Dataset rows
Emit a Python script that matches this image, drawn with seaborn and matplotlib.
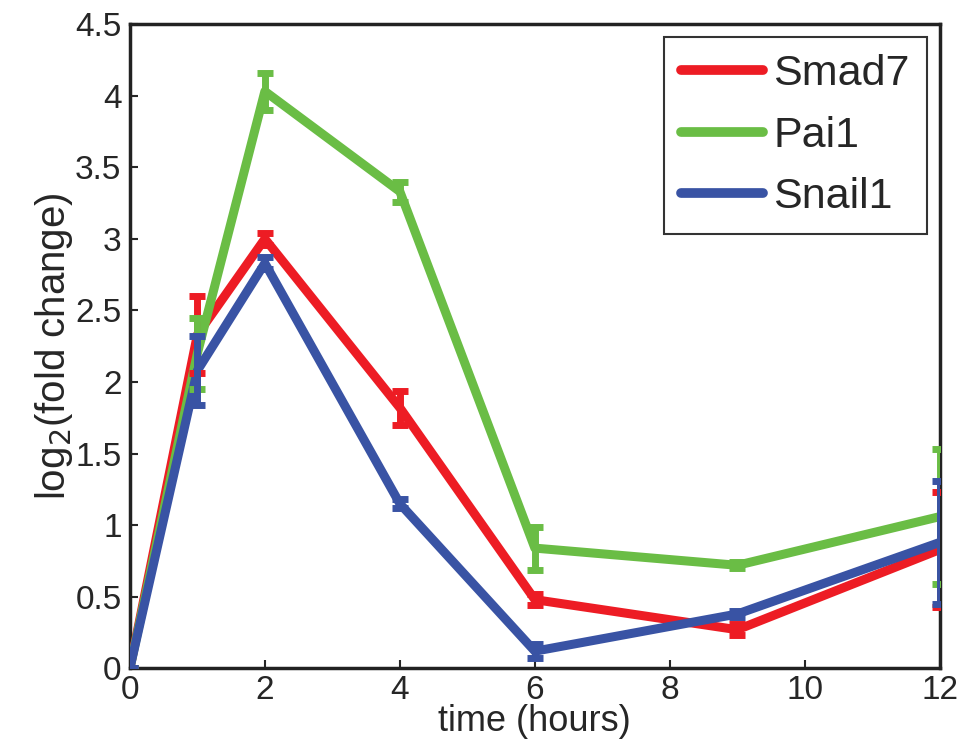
import numpy as np
import pandas as pd
import seaborn as sns
import matplotlib.pyplot as plt

# values
time = [0, 1, 2, 4, 6, 9, 12]
smad7 = [0, 2.33, 3.0, 1.82, 0.48, 0.27, 0.83]
smad7_err = [0, 0.27, 0.04, 0.12, 0.04, 0.04, 0.40]
pai1 = [0, 2.2, 4.03, 3.33, 0.84, 0.72, 1.06]
pai1_err = [0, 0.25, 0.13, 0.07, 0.15, 0.02, 0.47]
snail1 = [0, 2.08, 2.83, 1.15, 0.12, 0.38, 0.88]
snail1_err = [0, 0.24, 0.04, 0.03, 0.05, 0.02, 0.43]

genes = ['Smad7', 'Pai1', 'Snail1']
colors = ['#ED1C24', '#6ABD45', '#3953A4']

df = pd.DataFrame({
    'time': time * 3,
    'value': smad7 + pai1 + snail1,
    'err': smad7_err + pai1_err + snail1_err,
    'gene': np.repeat(genes, len(time)),
})

sns.set_style('white')
plt.rcParams['font.family'] = ['Liberation Sans', 'DejaVu Sans']

fig = plt.figure(figsize=(9.62, 7.51), dpi=100)
ax = fig.add_axes([0.135, 0.11, 0.842, 0.858])

sns.lineplot(data=df, x='time', y='value', hue='gene', hue_order=genes,
             palette=colors, linewidth=6.5, ax=ax, legend=False, zorder=3)

for g, c in zip(genes, colors):
    d = df[df['gene'] == g]
    ax.errorbar(d['time'], d['value'], yerr=d['err'], fmt='none',
                ecolor=c, elinewidth=5, capsize=6, capthick=5, zorder=3)

ax.set_xlim(0, 12)
ax.set_ylim(0, 4.5)
ax.set_xticks([0, 2, 4, 6, 8, 10, 12])
ax.set_yticks(np.arange(0, 4.51, 0.5))
ax.set_yticklabels(['0', '0.5', '1', '1.5', '2', '2.5', '3', '3.5', '4', '4.5'])
ax.tick_params(direction='in', length=6, width=1.5, labelsize=24,
               bottom=True, left=True)
ax.tick_params(axis='x', pad=5)
ax.tick_params(axis='y', pad=6)
for s in ax.spines.values():
    s.set_linewidth(2.5)
    s.set_color('#222222')

ax.set_xlabel('time (hours)', fontsize=26, labelpad=-2)
ax.set_ylabel('log$_2$(fold change)', fontsize=29, labelpad=0)

handles = [plt.Line2D([], [], color=c, linewidth=7) for c in colors]
leg = ax.legend(handles, genes, loc='upper right', fontsize=31,
                frameon=True, fancybox=False, edgecolor='black',
                handlelength=1.9, handletextpad=0.25, borderpad=0.4,
                labelspacing=0.5, borderaxespad=0.3)
leg.get_frame().set_linewidth(1.5)

fig.savefig('out.png', dpi=100)
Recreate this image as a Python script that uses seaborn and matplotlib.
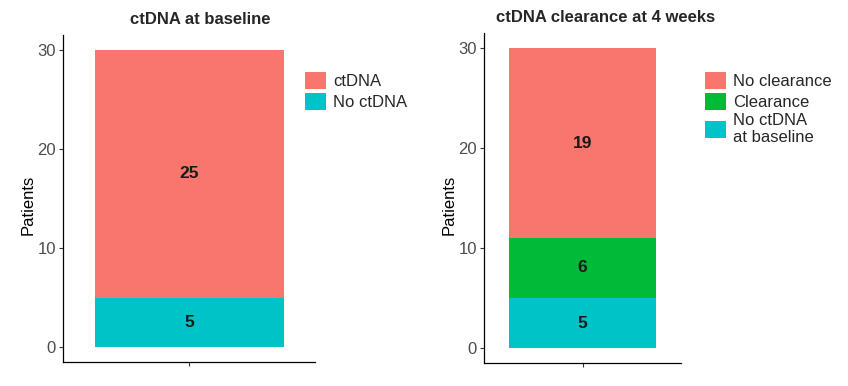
"""Stacked single-bar charts: ctDNA status at baseline and clearance at 4 weeks."""
import matplotlib
matplotlib.use("Agg")
import matplotlib.pyplot as plt
from matplotlib.patches import Patch
import numpy as np
import seaborn as sns

# data (bottom -> top)
baseline_labels = ["No ctDNA", "ctDNA"]
baseline_counts = [5, 25]
clearance_labels = ["No ctDNA\nat baseline", "Clearance", "No clearance"]
clearance_counts = [5, 6, 19]
panel_titles = ["ctDNA at baseline", "ctDNA clearance at 4 weeks"]
y_ticks = [0, 10, 20, 30]

COLORS = {
    "ctDNA": "#F8766D",
    "No clearance": "#F8766D",
    "Clearance": "#00BA38",
    "No ctDNA": "#00C3C8",
    "No ctDNA\nat baseline": "#00C3C8",
}

sns.set_theme(style="white")
plt.rcParams["font.family"] = ["Liberation Sans", "DejaVu Sans"]

fig = plt.figure(figsize=(8.48, 3.86), dpi=100)
W, H = 848, 386


def px_axes(left, top, right, bottom):
    return fig.add_axes([left / W, 1 - bottom / H, (right - left) / W, (bottom - top) / H])


def draw_panel(ax, labels, counts, ylabel_px, legend_xy):
    tops = np.cumsum(counts)
    # draw tallest first so shorter cumulative bars sit on top
    for lab, top in reversed(list(zip(labels, tops))):
        sns.barplot(x=[""], y=[top], color=COLORS[lab], width=0.9,
                    saturation=1, ax=ax, linewidth=0)
    for lab, top, n in zip(labels, tops, counts):
        ax.text(0, top - n / 2, str(n), ha="center", va="center",
                fontsize=12.5, fontweight="bold", color="#1a1a1a")
    ax.set_xlim(-0.6, 0.6)
    ax.set_ylim(-1.5, 31.5)
    ax.set_yticks(y_ticks)
    ax.set_xticks([0])
    ax.set_xticklabels([""])
    ax.set_xlabel("")
    ax.set_ylabel("Patients", fontsize=12, color="black")
    ax.yaxis.label.set_va("center")
    width_px = ax.get_position().width * W
    ax.yaxis.set_label_coords(-ylabel_px / width_px, 0.48)
    for s in ["top", "right"]:
        ax.spines[s].set_visible(False)
    for s in ["left", "bottom"]:
        ax.spines[s].set_color("black")
        ax.spines[s].set_linewidth(0.9)
    ax.tick_params(axis="both", length=3, width=0.8, color="#333333",
                   labelsize=12, labelcolor="#4D4D4D", left=True, bottom=True, pad=2)
    handles = [Patch(facecolor=COLORS[l], edgecolor="none") for l in reversed(labels)]
    fig.legend(handles, list(reversed(labels)), loc="upper left",
               bbox_to_anchor=(legend_xy[0] / W, 1 - legend_xy[1] / H),
               frameon=False, fontsize=12, borderpad=0, borderaxespad=0,
               handlelength=1.25, handleheight=1.2, handletextpad=0.45,
               labelspacing=0.2)


ax1 = px_axes(63, 35, 315, 362)
draw_panel(ax1, baseline_labels, baseline_counts, 35, (305, 72))
ax2 = px_axes(484, 33, 681, 363)
draw_panel(ax2, clearance_labels, clearance_counts, 35, (705, 72))

fig.text(200 / W, 1 - 20 / H, panel_titles[0], ha="center", va="center",
         fontsize=12, fontweight="bold")
fig.text(606 / W, 1 - 18 / H, panel_titles[1], ha="center", va="center",
         fontsize=12, fontweight="bold")

fig.savefig("out.png", dpi=100, facecolor="white")
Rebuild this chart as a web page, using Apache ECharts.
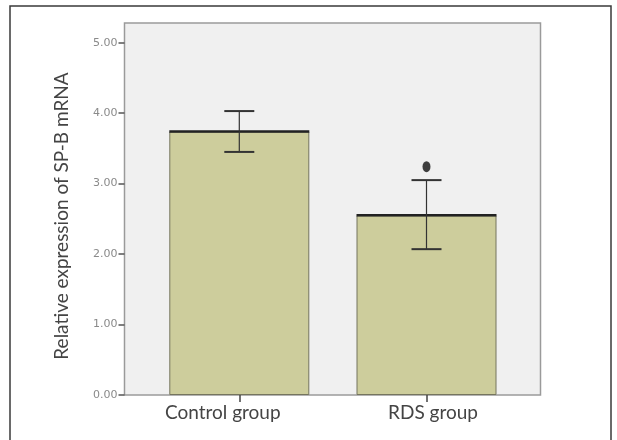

Given request
Every record above should be written out again without change, except that the pictures are left out.

Final answer
Emit a Python script that matches this image, drawn with seaborn and matplotlib.
import numpy as np
import pandas as pd
import seaborn as sns
import matplotlib.pyplot as plt

# values
time = [0, 1, 2, 4, 6, 9, 12]
smad7 = [0, 2.33, 3.0, 1.82, 0.48, 0.27, 0.83]
smad7_err = [0, 0.27, 0.04, 0.12, 0.04, 0.04, 0.40]
pai1 = [0, 2.2, 4.03, 3.33, 0.84, 0.72, 1.06]
pai1_err = [0, 0.25, 0.13, 0.07, 0.15, 0.02, 0.47]
snail1 = [0, 2.08, 2.83, 1.15, 0.12, 0.38, 0.88]
snail1_err = [0, 0.24, 0.04, 0.03, 0.05, 0.02, 0.43]

genes = ['Smad7', 'Pai1', 'Snail1']
colors = ['#ED1C24', '#6ABD45', '#3953A4']

df = pd.DataFrame({
    'time': time * 3,
    'value': smad7 + pai1 + snail1,
    'err': smad7_err + pai1_err + snail1_err,
    'gene': np.repeat(genes, len(time)),
})

sns.set_style('white')
plt.rcParams['font.family'] = ['Liberation Sans', 'DejaVu Sans']

fig = plt.figure(figsize=(9.62, 7.51), dpi=100)
ax = fig.add_axes([0.135, 0.11, 0.842, 0.858])

sns.lineplot(data=df, x='time', y='value', hue='gene', hue_order=genes,
             palette=colors, linewidth=6.5, ax=ax, legend=False, zorder=3)

for g, c in zip(genes, colors):
    d = df[df['gene'] == g]
    ax.errorbar(d['time'], d['value'], yerr=d['err'], fmt='none',
                ecolor=c, elinewidth=5, capsize=6, capthick=5, zorder=3)

ax.set_xlim(0, 12)
ax.set_ylim(0, 4.5)
ax.set_xticks([0, 2, 4, 6, 8, 10, 12])
ax.set_yticks(np.arange(0, 4.51, 0.5))
ax.set_yticklabels(['0', '0.5', '1', '1.5', '2', '2.5', '3', '3.5', '4', '4.5'])
ax.tick_params(direction='in', length=6, width=1.5, labelsize=24,
               bottom=True, left=True)
ax.tick_params(axis='x', pad=5)
ax.tick_params(axis='y', pad=6)
for s in ax.spines.values():
    s.set_linewidth(2.5)
    s.set_color('#222222')

ax.set_xlabel('time (hours)', fontsize=26, labelpad=-2)
ax.set_ylabel('log$_2$(fold change)', fontsize=29, labelpad=0)

handles = [plt.Line2D([], [], color=c, linewidth=7) for c in colors]
leg = ax.legend(handles, genes, loc='upper right', fontsize=31,
                frameon=True, fancybox=False, edgecolor='black',
                handlelength=1.9, handletextpad=0.25, borderpad=0.4,
                labelspacing=0.5, borderaxespad=0.3)
leg.get_frame().set_linewidth(1.5)

fig.savefig('out.png', dpi=100)
Recreate this image as a Python script that uses seaborn and matplotlib.
"""Stacked single-bar charts: ctDNA status at baseline and clearance at 4 weeks."""
import matplotlib
matplotlib.use("Agg")
import matplotlib.pyplot as plt
from matplotlib.patches import Patch
import numpy as np
import seaborn as sns

# data (bottom -> top)
baseline_labels = ["No ctDNA", "ctDNA"]
baseline_counts = [5, 25]
clearance_labels = ["No ctDNA\nat baseline", "Clearance", "No clearance"]
clearance_counts = [5, 6, 19]
panel_titles = ["ctDNA at baseline", "ctDNA clearance at 4 weeks"]
y_ticks = [0, 10, 20, 30]

COLORS = {
    "ctDNA": "#F8766D",
    "No clearance": "#F8766D",
    "Clearance": "#00BA38",
    "No ctDNA": "#00C3C8",
    "No ctDNA\nat baseline": "#00C3C8",
}

sns.set_theme(style="white")
plt.rcParams["font.family"] = ["Liberation Sans", "DejaVu Sans"]

fig = plt.figure(figsize=(8.48, 3.86), dpi=100)
W, H = 848, 386


def px_axes(left, top, right, bottom):
    return fig.add_axes([left / W, 1 - bottom / H, (right - left) / W, (bottom - top) / H])


def draw_panel(ax, labels, counts, ylabel_px, legend_xy):
    tops = np.cumsum(counts)
    # draw tallest first so shorter cumulative bars sit on top
    for lab, top in reversed(list(zip(labels, tops))):
        sns.barplot(x=[""], y=[top], color=COLORS[lab], width=0.9,
                    saturation=1, ax=ax, linewidth=0)
    for lab, top, n in zip(labels, tops, counts):
        ax.text(0, top - n / 2, str(n), ha="center", va="center",
                fontsize=12.5, fontweight="bold", color="#1a1a1a")
    ax.set_xlim(-0.6, 0.6)
    ax.set_ylim(-1.5, 31.5)
    ax.set_yticks(y_ticks)
    ax.set_xticks([0])
    ax.set_xticklabels([""])
    ax.set_xlabel("")
    ax.set_ylabel("Patients", fontsize=12, color="black")
    ax.yaxis.label.set_va("center")
    width_px = ax.get_position().width * W
    ax.yaxis.set_label_coords(-ylabel_px / width_px, 0.48)
    for s in ["top", "right"]:
        ax.spines[s].set_visible(False)
    for s in ["left", "bottom"]:
        ax.spines[s].set_color("black")
        ax.spines[s].set_linewidth(0.9)
    ax.tick_params(axis="both", length=3, width=0.8, color="#333333",
                   labelsize=12, labelcolor="#4D4D4D", left=True, bottom=True, pad=2)
    handles = [Patch(facecolor=COLORS[l], edgecolor="none") for l in reversed(labels)]
    fig.legend(handles, list(reversed(labels)), loc="upper left",
               bbox_to_anchor=(legend_xy[0] / W, 1 - legend_xy[1] / H),
               frameon=False, fontsize=12, borderpad=0, borderaxespad=0,
               handlelength=1.25, handleheight=1.2, handletextpad=0.45,
               labelspacing=0.2)


ax1 = px_axes(63, 35, 315, 362)
draw_panel(ax1, baseline_labels, baseline_counts, 35, (305, 72))
ax2 = px_axes(484, 33, 681, 363)
draw_panel(ax2, clearance_labels, clearance_counts, 35, (705, 72))

fig.text(200 / W, 1 - 20 / H, panel_titles[0], ha="center", va="center",
         fontsize=12, fontweight="bold")
fig.text(606 / W, 1 - 18 / H, panel_titles[1], ha="center", va="center",
         fontsize=12, fontweight="bold")

fig.savefig("out.png", dpi=100, facecolor="white")
Rebuild this chart as a web page, using Apache ECharts.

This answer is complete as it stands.